- Zalambessa Location within Ethiopia Zalambessa Location within the Horn of Africa Zalambessa Location within Africa
- Coordinates: 14°31′33″N 39°23′9″E﻿ / ﻿14.52583°N 39.38583°E
- Country: Ethiopia
- Region: Tigray
- Zone: Eastern Zone
- Woreda: Gulomkada

Population (2005)
- • Total: 10,551
- Time zone: UTC+03:00

= Zalambessa =

Town in Tigray, Ethiopia

Zalambessa (Tigrigna: ዛላምበሳ) is a town located in the Eastern Zone of Tigray Region, Ethiopia, about 42 kilometers north of Adigrat. It sits on the border with Eritrea

==History==

===20th century===
The original village of Zalambessa was fortified by Italian colonial forces during the period of 1936 and 1941. The fortifications were taken over by the Ethiopian military in 1952, when Eritrea was federated with Ethiopia. A portion of the village, named Tserona, remained under Eritrean administration.

During the Ethiopian Civil War, on 15 November 1989, Zalambessa was bombed by the Ethiopian Air Force; no fatalities were reported.

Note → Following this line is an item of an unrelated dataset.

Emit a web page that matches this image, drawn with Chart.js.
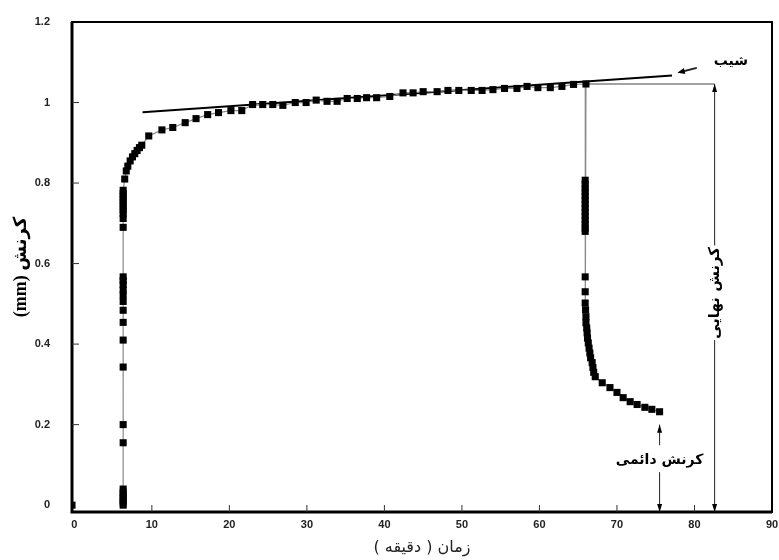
<!DOCTYPE html>
<html>
<head>
<meta charset="utf-8">
<script src="https://cdn.jsdelivr.net/npm/chart.js@4.4.0/dist/chart.umd.min.js"></script>
<style>
  html, body { margin: 0; padding: 0; background: #fff; }
  #wrap { width: 779px; height: 560px; }
</style>
</head>
<body>
<div id="wrap"><canvas id="creepChart"></canvas></div>
<script>
// نقطه شروع
const startTime = [-0.3];
const startStrain = [0];

// بارگذاری : زمان (دقیقه) و کرنش (mm)
const loadTime = [
  6.3, 6.3, 6.3, 6.3, 6.3, 6.3, 6.3, 6.3, 6.3, 6.3, 6.3, 6.3, 6.3, 6.3, 6.3, 6.3, 6.3, 6.3, 6.3,
  6.3, 6.3, 6.3, 6.3, 6.3, 6.3, 6.3, 6.3, 6.3, 6.3,
  6.5, 6.7, 6.9, 7.2, 7.5, 7.8, 8.1, 8.4, 8.7, 9.6, 11.3, 12.7, 14.3, 15.7, 17.2, 18.6, 20.2,
  21.6, 23.0, 24.3, 25.6, 26.9, 28.5, 29.9, 31.2, 32.6, 33.9, 35.2, 36.5, 37.7, 39.0, 40.7,
  42.4, 43.7, 45.0, 46.8, 48.2, 49.6, 51.2, 52.6, 54.0, 55.5, 57.1, 58.4, 59.8, 61.4, 62.9,
  64.4, 66.0
];
const loadStrain = [
  0, 0.006, 0.012, 0.018, 0.025, 0.032, 0.04, 0.155, 0.2, 0.343, 0.41, 0.454, 0.484, 0.506, 0.522,
  0.535, 0.548, 0.558, 0.567, 0.69, 0.712, 0.724, 0.733, 0.742, 0.75, 0.758, 0.766, 0.774, 0.782,
  0.81, 0.83, 0.842, 0.855, 0.865, 0.873, 0.881, 0.888, 0.894, 0.917, 0.932, 0.938, 0.95, 0.96,
  0.97, 0.975, 0.98, 0.98, 0.995, 0.995, 0.995, 0.993, 1.0, 1.0, 1.006, 1.003, 1.003, 1.01, 1.01,
  1.012, 1.012, 1.015, 1.024, 1.024, 1.027, 1.027, 1.03, 1.03, 1.03, 1.03, 1.032, 1.035, 1.035,
  1.04, 1.037, 1.037, 1.04, 1.045, 1.046
];

// باربرداری
const unloadTime = [
  65.9, 65.9, 65.9, 65.9, 65.9, 65.9, 65.9, 65.9, 65.9, 65.9, 65.9, 65.9, 65.9, 65.9,
  65.9, 65.9, 65.9, 65.95, 66.0, 66.0, 66.1, 66.15, 66.2, 66.3, 66.4, 66.5, 66.6, 66.8, 66.9,
  67.0, 67.2, 68.1, 69.1, 70.0, 70.8, 71.7, 72.6, 73.6, 74.5, 75.5
];
const unloadStrain = [
  0.807, 0.797, 0.787, 0.778, 0.768, 0.758, 0.748, 0.738, 0.728, 0.718, 0.708, 0.698, 0.688, 0.68,
  0.567, 0.53, 0.502, 0.485, 0.468, 0.453, 0.44, 0.428, 0.415, 0.403, 0.39, 0.378, 0.366, 0.354,
  0.342, 0.33, 0.319, 0.304, 0.292, 0.28, 0.267, 0.257, 0.25, 0.243, 0.238, 0.232
];

// خط شیب و تراز کرنش نهایی
const slopeTime = [8.8, 77.1];
const slopeStrain = [0.976, 1.067];
const levelTime = [66.0, 82.6];
const levelStrain = [1.046, 1.046];

const xTicks = [0, 10, 20, 30, 40, 50, 60, 70, 80, 90];
const yTicks = [0, 0.2, 0.4, 0.6, 0.8, 1, 1.2];
const yTickLabels = ["0", "0.2", "0.4", "0.6", "0.8", "1", "1.2"];

const toPoints = (xs, ys) => xs.map((x, i) => ({x: x, y: ys[i]}));

const arrowHead = (ctx, px, py, dir) => {
  ctx.beginPath();
  ctx.moveTo(px, py);
  ctx.lineTo(px - 2.5, py + 8 * dir);
  ctx.lineTo(px + 2.5, py + 8 * dir);
  ctx.closePath();
  ctx.fill();
};

// کادر، تیک های داخلی، فلش ها و متن ها
const annotations = {
  id: "annotations",
  afterDatasetsDraw(chart) {
    const {ctx, chartArea: a, scales: {x, y}} = chart;
    ctx.save();
    ctx.strokeStyle = "#000";
    ctx.fillStyle = "#000";

    ctx.lineWidth = 2;
    ctx.strokeRect(a.left, a.top, a.right - a.left, a.bottom - a.top);
    ctx.lineWidth = 3;
    ctx.beginPath();
    ctx.moveTo(a.left, a.top);
    ctx.lineTo(a.left, a.bottom);
    ctx.lineTo(a.right, a.bottom);
    ctx.stroke();

    ctx.lineWidth = 1;
    ctx.strokeStyle = "#333";
    ctx.beginPath();
    yTicks.slice(1, -1).forEach((v) => {
      ctx.moveTo(a.left, y.getPixelForValue(v));
      ctx.lineTo(a.left + 7, y.getPixelForValue(v));
    });
    xTicks.slice(1, -1).forEach((v) => {
      ctx.moveTo(x.getPixelForValue(v), a.bottom);
      ctx.lineTo(x.getPixelForValue(v), a.bottom - 7);
    });
    ctx.stroke();

    // کرنش نهایی
    ctx.strokeStyle = "#222";
    const fx = x.getPixelForValue(82.6);
    const fTop = y.getPixelForValue(1.046);
    ctx.beginPath();
    ctx.moveTo(fx, a.bottom);
    ctx.lineTo(fx, y.getPixelForValue(0.41));
    ctx.moveTo(fx, y.getPixelForValue(0.645));
    ctx.lineTo(fx, fTop);
    ctx.stroke();
    arrowHead(ctx, fx, fTop, 1);
    arrowHead(ctx, fx, a.bottom, -1);

    // کرنش دائمی
    const px = x.getPixelForValue(75.5);
    const pTop = y.getPixelForValue(0.2);
    ctx.beginPath();
    ctx.moveTo(px, a.bottom);
    ctx.lineTo(px, y.getPixelForValue(0.082));
    ctx.moveTo(px, y.getPixelForValue(0.149));
    ctx.lineTo(px, pTop);
    ctx.stroke();
    arrowHead(ctx, px, pTop, 1);
    arrowHead(ctx, px, a.bottom, -1);

    // فلش شیب
    const sx0 = x.getPixelForValue(80.3), sy0 = y.getPixelForValue(1.086);
    const sx1 = x.getPixelForValue(77.8), sy1 = y.getPixelForValue(1.074);
    ctx.lineWidth = 2;
    ctx.beginPath();
    ctx.moveTo(sx0, sy0);
    ctx.lineTo(sx1 + 4, sy1 - 1);
    ctx.stroke();
    const ang = Math.atan2(sy1 - sy0, sx1 - sx0);
    ctx.beginPath();
    ctx.moveTo(sx1, sy1);
    ctx.lineTo(sx1 - 8 * Math.cos(ang - 0.4), sy1 - 8 * Math.sin(ang - 0.4));
    ctx.lineTo(sx1 - 8 * Math.cos(ang + 0.4), sy1 - 8 * Math.sin(ang + 0.4));
    ctx.closePath();
    ctx.fill();

    ctx.font = "bold 14px 'DejaVu Sans'";
    ctx.textAlign = "center";
    ctx.textBaseline = "middle";
    ctx.fillText("شیب", x.getPixelForValue(84.7), y.getPixelForValue(1.103));
    ctx.fillText("کرنش دائمی", px, y.getPixelForValue(0.112));

    ctx.font = "bold 15px 'DejaVu Sans'";
    ctx.translate(fx, y.getPixelForValue(0.527));
    ctx.rotate(-Math.PI / 2);
    ctx.fillText("کرنش نهایی", 0, 0);
    ctx.restore();
  },
};

new Chart(document.getElementById("creepChart"), {
  type: "scatter",
  data: {
    datasets: [
      {
        label: "شروع",
        data: toPoints(startTime, startStrain),
        pointStyle: "rect",
        pointRadius: 5,
        pointBackgroundColor: "#000",
        pointBorderWidth: 0,
      },
      {
        label: "کرنش",
        data: toPoints(loadTime.concat(unloadTime), loadStrain.concat(unloadStrain)),
        showLine: true,
        borderColor: "#8a8a8a",
        borderWidth: 1.2,
        pointStyle: "rect",
        pointRadius: 5,
        pointBackgroundColor: "#000",
        pointBorderWidth: 0,
      },
      {
        label: "شیب",
        data: toPoints(slopeTime, slopeStrain),
        showLine: true,
        borderColor: "#000",
        borderWidth: 2,
        pointRadius: 0,
      },
      {
        label: "تراز",
        data: toPoints(levelTime, levelStrain),
        showLine: true,
        borderColor: "#444",
        borderWidth: 1,
        pointRadius: 0,
      },
    ],
  },
  options: {
    responsive: true,
    maintainAspectRatio: false,
    animation: false,
    layout: {padding: {left: 0, right: 7, top: 22, bottom: 0}},
    plugins: {legend: {display: false}, tooltip: {enabled: false}},
    scales: {
      x: {
        type: "linear",
        min: -0.3,
        max: 90,
        grid: {display: false, drawTicks: false},
        border: {display: false},
        afterBuildTicks: (scale) => {
          scale.ticks = xTicks.map((v) => ({value: v}));
        },
        afterFit: (scale) => {
          scale.height = 48;
          scale.paddingLeft = 0;
          scale.paddingRight = 0;
        },
        ticks: {
          padding: 6,
          maxRotation: 0,
          color: "#222",
          font: {family: "'Liberation Sans'", size: 11, weight: "bold"},
        },
        title: {
          display: true,
          text: "\u202Bزمان ( دقیقه )\u202C",
          color: "#222",
          padding: {top: 0, bottom: 3},
          font: {family: "'DejaVu Sans'", size: 16},
        },
      },
      y: {
        type: "linear",
        min: -0.017,
        max: 1.2,
        grid: {display: false, drawTicks: false},
        border: {display: false},
        afterBuildTicks: (scale) => {
          scale.ticks = yTicks.map((v) => ({value: v}));
        },
        afterFit: (scale) => {
          scale.width = 72;
          scale.paddingTop = 0;
          scale.paddingBottom = 0;
        },
        ticks: {
          padding: 22,
          color: "#222",
          font: {family: "'Liberation Sans'", size: 11, weight: "bold"},
          callback: (value) => yTickLabels[yTicks.indexOf(value)],
        },
        title: {
          display: true,
          text: "\u202Bکرنش (mm)\u202C",
          color: "#000",
          padding: {top: 11, bottom: 0},
          font: {family: "'Liberation Serif', 'DejaVu Sans'", size: 18, weight: "bold"},
        },
      },
    },
  },
  plugins: [annotations],
});
</script>
</body>
</html>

The town's precise border became an issue before and during the Eritrean-Ethiopian War (1998–2000). After the war, the town was left in ruins.

===21st century===
In 2000, Eritrea and Ethiopia signed the Algiers Agreement, which forwarded the border dispute to a boundary commission at the Hague. In the agreement, both parties agreed in advance to comply with the commission's decision. In 2002, a ruling was issued, placing Tserona inside Eritrean territory and Zalambessa within Ethiopia.

According to the Eritrean ministry of information, Ethiopian armed forces crossed the border early on New Year's Day of 2010 and engaged in a fierce battle with Eritrean troops, before quickly withdrawing back over the border, after losing ten soldiers and two more being taken prisoner. Ethiopian government spokesman Bereket Simon denied that any armed incursion had taken place.

==Economy==
Then-Kuwaiti prime minister Nasser Mohammed Al-Ahmed Al-Sabah announced in July 2009, during a three-day visit to Ethiopia, that his country would provide a $63 million loan to the nation, part of which would be used to build a road between Wukro and Zalambessa.

On 11 September 2018, the Serha-Zalambesa border crossing between Eritrea and Ethiopia reopened for the first time since 1998.

==Demographics==
Based on figures the Central Statistical Agency of Ethiopia released in 2005, Zalambessa had an estimated total population of 10,551, of whom 5,176 were men and 5,375 were women.